Reuters was first to report that India was working on a pilot project with Swiss experts to set up the country’s first early warning systems at Lhonak Lake, and also at nearby Shako Cho lake. If the systems had been installed, they could have given 90 minutes warning before floods engulfed homes and structures.

“We will try some monitoring systems at lakes that are at risk,” Krishna S. Vatsa, a member of India’s National Disaster Management Authority (NDMA), told Reuters. The NDMA is co-ordinating with Indian and international institutes for the project.

State governments will provide recommendations on which of the 56 at-risk glacial lakes in India need to be prioritised for setting up the monitoring systems, Vatsa said.

Vatsa said authorities will aim to set up some of these systems by next year to monitor the weather and environment at the lakes as a first component of an early warning system.

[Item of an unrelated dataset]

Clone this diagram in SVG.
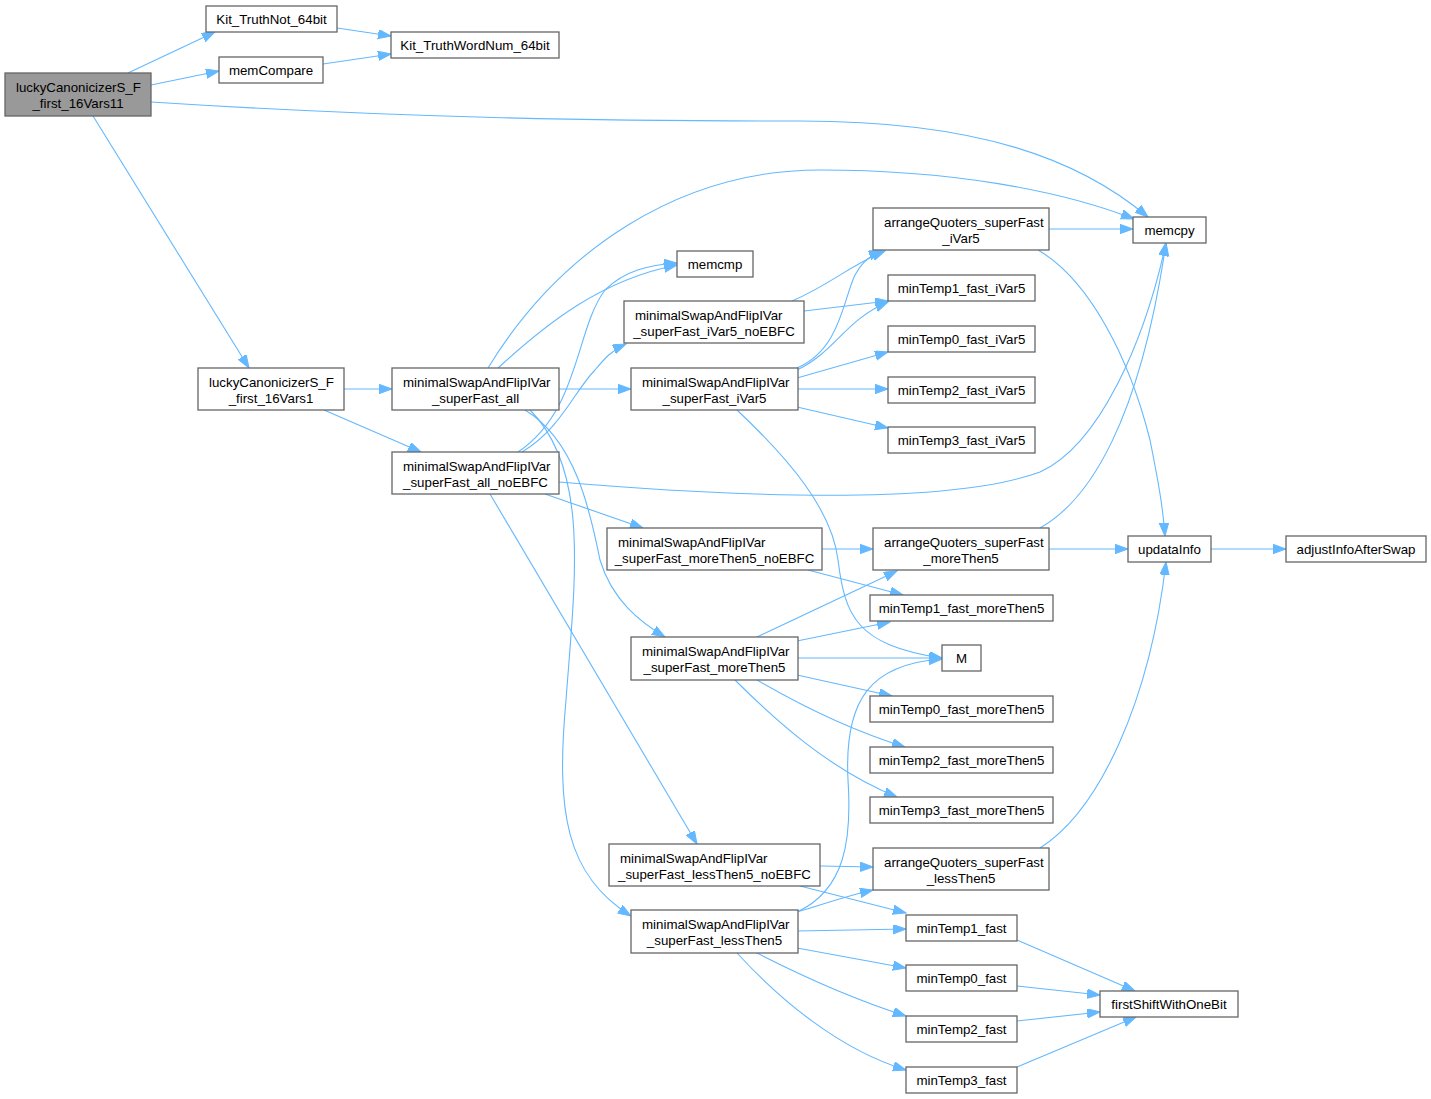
<svg xmlns="http://www.w3.org/2000/svg" width="1431" height="1099" viewBox="0 0 1431 1099">
<defs>
<style>
.n rect{fill:#ffffff;stroke:#666666;stroke-width:1.3}
.n.root rect{fill:#999999}
.n text{font-family:"Liberation Sans",Arial,sans-serif;font-size:13.3px;fill:#000000}
.m{text-anchor:middle}
.s{text-anchor:start}
#edges path{fill:none;stroke:#63b8ff;stroke-width:1.1;marker-end:url(#ah)}
</style>
<marker id="ah" markerUnits="userSpaceOnUse" markerWidth="15" markerHeight="11" refX="13" refY="4.7" orient="auto">
<path d="M0,0 L13,4.7 L0,9.4 z" fill="#63b8ff" stroke="#63b8ff" stroke-width="1"/>
</marker>
</defs>
<rect width="1431" height="1099" fill="#ffffff"/>
<g id="edges">
<path d="M128,73 L215,32"/>
<path d="M151,85 L219,71"/>
<path d="M337,28 L391,36"/>
<path d="M323,64 L391,54"/>
<path d="M151,102 C400,118 600,121 800,121 C980,121 1080,160 1148,217"/>
<path d="M93,116 L249,368"/>
<path d="M344,389 L392,389"/>
<path d="M324,410 L421,452"/>
<path d="M488,368 C560,250 680,170 820,170 C950,170 1060,190 1134,219"/>
<path d="M498,368 C545,325 600,280 677,265"/>
<path d="M518,452 C580,410 575,330 605,290 C625,270 650,265 677,263"/>
<path d="M522,452 C560,430 575,390 595,370 C605,358 612,350 626,344"/>
<path d="M559,389 L631,389"/>
<path d="M525,410 C575,440 590,510 600,560 C612,600 640,622 665,637"/>
<path d="M530,410 C590,470 575,580 566,700 C556,810 565,875 631,916"/>
<path d="M792,301 C830,285 850,265 885,251"/>
<path d="M797,368 C840,350 843,300 855,275 C862,262 870,255 882,251"/>
<path d="M804,311 L888,301"/>
<path d="M797,370 C835,352 845,320 888,302"/>
<path d="M797,378 L888,352"/>
<path d="M797,389 L888,389"/>
<path d="M797,407 L888,428"/>
<path d="M737,410 C790,460 832,510 838,560 C845,615 855,645 942,658"/>
<path d="M1049,229 L1133,229"/>
<path d="M1038,250 C1090,280 1130,360 1150,440 C1160,490 1163,510 1165,536"/>
<path d="M559,482 C750,498 950,505 1040,472 C1100,445 1145,340 1166,243"/>
<path d="M1040,528 C1090,500 1140,420 1166,243"/>
<path d="M1049,549 L1128,549"/>
<path d="M1211,549 L1286,549"/>
<path d="M1040,848 C1100,810 1150,700 1166,562"/>
<path d="M545,494 L643,528"/>
<path d="M490,494 L697,844"/>
<path d="M822,549 L873,549"/>
<path d="M808,570 L903,595"/>
<path d="M757,637 L897,571"/>
<path d="M797,641 L890,622"/>
<path d="M797,658 L942,658"/>
<path d="M797,675 L892,696"/>
<path d="M757,680 C800,705 850,730 905,747"/>
<path d="M735,680 C775,720 830,770 897,797"/>
<path d="M797,912 C845,890 852,840 848,780 C844,700 870,664 942,659"/>
<path d="M820,866 L873,867"/>
<path d="M800,886 L906,913"/>
<path d="M797,912 C830,902 850,895 873,890"/>
<path d="M797,931 L906,929"/>
<path d="M797,948 L906,968"/>
<path d="M757,953 C800,975 850,998 906,1016"/>
<path d="M737,953 C780,1000 840,1050 906,1070"/>
<path d="M1017,940 L1135,991"/>
<path d="M1017,986 L1100,995"/>
<path d="M1017,1021 L1100,1012"/>
<path d="M1017,1067 L1136,1017"/>
</g>
<g id="n0" class="n root"><rect x="5" y="73" width="146" height="43"/><text class="s" x="16" y="91.5">luckyCanonicizerS_F</text><text class="m" x="78" y="107.5">_first_16Vars11</text></g>
<g id="n1" class="n"><rect x="206" y="6" width="131" height="26"/><text class="m" x="271.5" y="24">Kit_TruthNot_64bit</text></g>
<g id="n2" class="n"><rect x="219" y="57" width="104" height="26"/><text class="m" x="271" y="75">memCompare</text></g>
<g id="n3" class="n"><rect x="391" y="32" width="168" height="26"/><text class="m" x="475" y="50">Kit_TruthWordNum_64bit</text></g>
<g id="n4" class="n"><rect x="1133" y="217" width="73" height="26"/><text class="m" x="1169.5" y="235">memcpy</text></g>
<g id="n5" class="n"><rect x="198" y="368" width="146" height="42"/><text class="s" x="209" y="386.5">luckyCanonicizerS_F</text><text class="m" x="271" y="402.5">_first_16Vars1</text></g>
<g id="n6" class="n"><rect x="392" y="368" width="167" height="42"/><text class="s" x="403" y="386.5">minimalSwapAndFlipIVar</text><text class="m" x="475.5" y="402.5">_superFast_all</text></g>
<g id="n7" class="n"><rect x="392" y="452" width="167" height="42"/><text class="s" x="403" y="470.5">minimalSwapAndFlipIVar</text><text class="m" x="475.5" y="486.5">_superFast_all_noEBFC</text></g>
<g id="n8" class="n"><rect x="677" y="251" width="76" height="26"/><text class="m" x="715" y="269">memcmp</text></g>
<g id="n9" class="n"><rect x="624" y="301" width="180" height="42"/><text class="s" x="635" y="319.5">minimalSwapAndFlipIVar</text><text class="m" x="714" y="335.5">_superFast_iVar5_noEBFC</text></g>
<g id="n10" class="n"><rect x="631" y="368" width="167" height="42"/><text class="s" x="642" y="386.5">minimalSwapAndFlipIVar</text><text class="m" x="714.5" y="402.5">_superFast_iVar5</text></g>
<g id="n11" class="n"><rect x="873" y="208" width="176" height="42"/><text class="s" x="884" y="226.5">arrangeQuoters_superFast</text><text class="m" x="961" y="242.5">_iVar5</text></g>
<g id="n12" class="n"><rect x="888" y="275" width="147" height="26"/><text class="m" x="961.5" y="293">minTemp1_fast_iVar5</text></g>
<g id="n13" class="n"><rect x="888" y="326" width="147" height="26"/><text class="m" x="961.5" y="344">minTemp0_fast_iVar5</text></g>
<g id="n14" class="n"><rect x="888" y="377" width="147" height="26"/><text class="m" x="961.5" y="395">minTemp2_fast_iVar5</text></g>
<g id="n15" class="n"><rect x="888" y="427" width="147" height="26"/><text class="m" x="961.5" y="445">minTemp3_fast_iVar5</text></g>
<g id="n16" class="n"><rect x="607" y="528" width="215" height="42"/><text class="s" x="618" y="546.5">minimalSwapAndFlipIVar</text><text class="m" x="714.5" y="562.5">_superFast_moreThen5_noEBFC</text></g>
<g id="n17" class="n"><rect x="873" y="528" width="176" height="42"/><text class="s" x="884" y="546.5">arrangeQuoters_superFast</text><text class="m" x="961" y="562.5">_moreThen5</text></g>
<g id="n18" class="n"><rect x="1128" y="536" width="83" height="26"/><text class="m" x="1169.5" y="554">updataInfo</text></g>
<g id="n19" class="n"><rect x="1286" y="536" width="140" height="26"/><text class="m" x="1356" y="554">adjustInfoAfterSwap</text></g>
<g id="n20" class="n"><rect x="870" y="595" width="183" height="26"/><text class="m" x="961.5" y="613">minTemp1_fast_moreThen5</text></g>
<g id="n21" class="n"><rect x="942" y="645" width="39" height="26"/><text class="m" x="961.5" y="663">M</text></g>
<g id="n22" class="n"><rect x="631" y="637" width="167" height="43"/><text class="s" x="642" y="655.5">minimalSwapAndFlipIVar</text><text class="m" x="714.5" y="671.5">_superFast_moreThen5</text></g>
<g id="n23" class="n"><rect x="870" y="696" width="183" height="26"/><text class="m" x="961.5" y="714">minTemp0_fast_moreThen5</text></g>
<g id="n24" class="n"><rect x="870" y="747" width="183" height="26"/><text class="m" x="961.5" y="765">minTemp2_fast_moreThen5</text></g>
<g id="n25" class="n"><rect x="870" y="797" width="183" height="26"/><text class="m" x="961.5" y="815">minTemp3_fast_moreThen5</text></g>
<g id="n26" class="n"><rect x="609" y="844" width="211" height="42"/><text class="s" x="620" y="862.5">minimalSwapAndFlipIVar</text><text class="m" x="714.5" y="878.5">_superFast_lessThen5_noEBFC</text></g>
<g id="n27" class="n"><rect x="873" y="848" width="176" height="42"/><text class="s" x="884" y="866.5">arrangeQuoters_superFast</text><text class="m" x="961" y="882.5">_lessThen5</text></g>
<g id="n28" class="n"><rect x="631" y="910" width="167" height="43"/><text class="s" x="642" y="928.5">minimalSwapAndFlipIVar</text><text class="m" x="714.5" y="944.5">_superFast_lessThen5</text></g>
<g id="n29" class="n"><rect x="906" y="915" width="111" height="26"/><text class="m" x="961.5" y="933">minTemp1_fast</text></g>
<g id="n30" class="n"><rect x="906" y="965" width="111" height="26"/><text class="m" x="961.5" y="983">minTemp0_fast</text></g>
<g id="n31" class="n"><rect x="906" y="1016" width="111" height="26"/><text class="m" x="961.5" y="1034">minTemp2_fast</text></g>
<g id="n32" class="n"><rect x="906" y="1067" width="111" height="26"/><text class="m" x="961.5" y="1085">minTemp3_fast</text></g>
<g id="n33" class="n"><rect x="1100" y="991" width="138" height="26"/><text class="m" x="1169" y="1009">firstShiftWithOneBit</text></g>
</svg>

The full system would be installed later based on the outcome of monitoring.

He added though that this was “easier said than done” given the difficulty in reaching these lakes high in the mountains, which can be accessed only during summer months. Also, these will be unmanned systems running on solar or battery power.

As climate change warms high mountain regions, many communities are facing dangerous glacial lake outburst floods (GLOFs). Lakes holding water from melted glaciers can overfill and burst, sending torrents rushing down mountain valleys.

More than 200 such lakes now pose a high hazard to Himalayan communities in India, Pakistan, China, Nepal and Bhutan, according to 2022 research, and India currently lags behind its South Asian neighbours in deploying glacial flood early warning systems.

The Economic Times newspaper reported on Monday that top officials from multiple ministries will meet on Wednesday to formulate a plan for early warning systems.